In reply to Australia\'s 550, the tourists closed day two at Adelaide on 217 for 2 thanks to Smith\'s 26th Test ton.
Adelaide: Graeme Smith survived two close calls to post his 26th Test century and guide South Africa's comeback Friday after Morne Morkel's five-wicket haul swiftly stemmed Australia's rampant run flow in the second cricket Test.
South Africa reached stumps at 217 for 2 on day two in reply to Australia's first innings of 550, with Smith unbeaten on 111 and Jacques Rudolph on 25. The tourists were in a radically better position than at stumps 24 hours earlier, when Australia had raced to their second-highest first-day score ever of 482 for 5.
Morkel triggered Australia's tail-end collapse when he bowled Michael Clarke for 230 and he finished with 5 for 146, his sixth five-wicket haul in Tests. The Australians squandered an opportunity for massive total by adding only 68 in 21 overs — including a 46-run last-wicket stand — before being dismissed just before lunch on day two.
Smith batted with purpose and composure, but had some lapses.

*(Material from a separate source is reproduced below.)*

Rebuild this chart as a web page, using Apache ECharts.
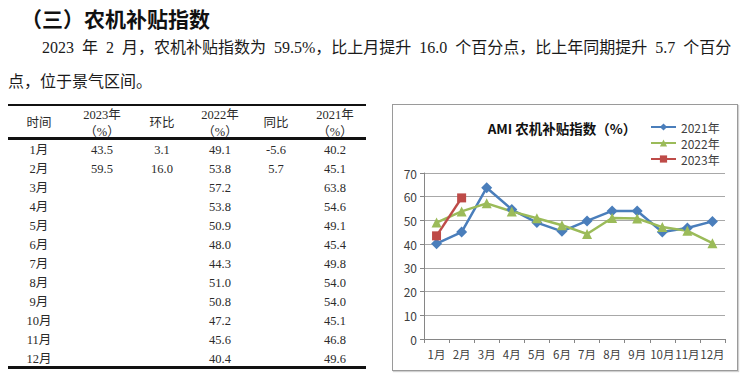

He had a big reprieve on 46 when he stepped down the pitch and wicketkeeper Matt Wade missed a routine stumping chance off Clarke's part-time spin.
And, after Mike Hussey broke the 138-run opening stand with a direct hit from mid-on to run out Alviro Petersen (54) at the non-striker's end, the South Africa captain was given another batting life.
Smith was on 78, and total at 146 for 1, when he was adjudged out after a loud and instantaneous appeal for caught behind off James Pattinson but referred the decision to the TV umpire, who couldn't find evidence of a nick.
The South Africans were otherwise untroubled by the Australian pacemen on a flat and true second-day pitch and Clarke used eight bowlers, including all of his part-timers, searching for a breakthrough.
Occasional legspinner David Warner provided one in his first over, having Hashim Amla (11) stumped by Wade with a ball that dipped and turned after an erratic few previous deliveries.
Smith was content_cn to guide the South African innings at a moderate pace compared with Thursday's crash and bash by the Australians, reaching his century from 198 balls. South Africa haven't lost a Test when Smith has scored a century, a good omen for the team which needs to avoid a series loss to retain its No. 1 Test ranking.
"What happened yesterday for us, this morning we needed to step up otherwise we were staring at 700," Morkel said. "It was a performance we needed to put to bed . This team always finds a way to fight back and I think in a way you can never count us out."
The South Africans will resume Saturday 333 runs behind, but Morkel said they're aiming to be within range of Australia's first innings by stumps — and that's achievable considering 767 runs have flowed in the first six sessions.
"We always know that day three is the moving day and an important day for us as a unit, so coming here tomorrow there's going to be 11 very hungry South Africans taking the field," Morkel said.
After an extraordinary opening day — when Clarke, Warner (119) and Hussey (103) dominated, Friday wasn't a good one for the hosts.
Australia lost five wickets for 22 runs — including the dismissal of Hussey off the last ball of the first day — slipping to 504 for 9 before James Pattinson (42) and Nathan Lyon's (7 not out) rearguard stand.
"It does make you sit back and think about how much of a special day it was, yesterday," Hussey said. "They don't come around real often. But having said that, we have had quite a few phenomenal days against South Africa in the past few years."
Hussey said the Adelaide Tests generally produced results late on the fifth day, meaning the match was still up for grabs.
"I thought South Africa applied themselves very well, batted extremely well, and got themselves in a position where they are still definitely well and truly in the test match," he said.
"Tomorrow, in the context of the whole Test match, will be a really key day. If we can bowl really well and restrict South Africa, then we're in a great position to push forward and try to win.
"If they bat throughout the day and get up close or level or even past our score, then I think it's back to being a really even Test match again."
Australia's batting slide started with the dismissal of Clarke, who became the first batsman to post four 200-plus Test scores in one calendar year when he reached his double century late on day one. He added only six to his overnight score before he was beaten by Morkel and lost his middle stump. That dismissal ended his stunning start to the series against top-ranked South Africa, scoring 489 runs before losing his wicket — the 31-year-old Clarke scored an unbeaten 259 in the drawn first Test at Brisbane last week.
Morkel also removed Matt Wade (6) and Ben Hilfenhaus (0) and Rory Kleinveldt collected his first Test wicket when Peter Siddle (6) edged him to first slip.
The bowling figures weren't flattering for any of the South African bowlers apart from Morkel, but legbreak bowler Imran Tahir took particular punishment and returned 0-180 from 23 overs — the ninth worst figures ever in Test cricket. The 33-year-old Tahir's economy rate of 7.82 an over was the fourth worst of all time.
That compounded the problems for a bowling attack which is missing allrounder Jacques Kallis, who injured his right hamstring after taking two early wickets on Thursday, and Vernon Philander, who was ruled out of the match with a bad back.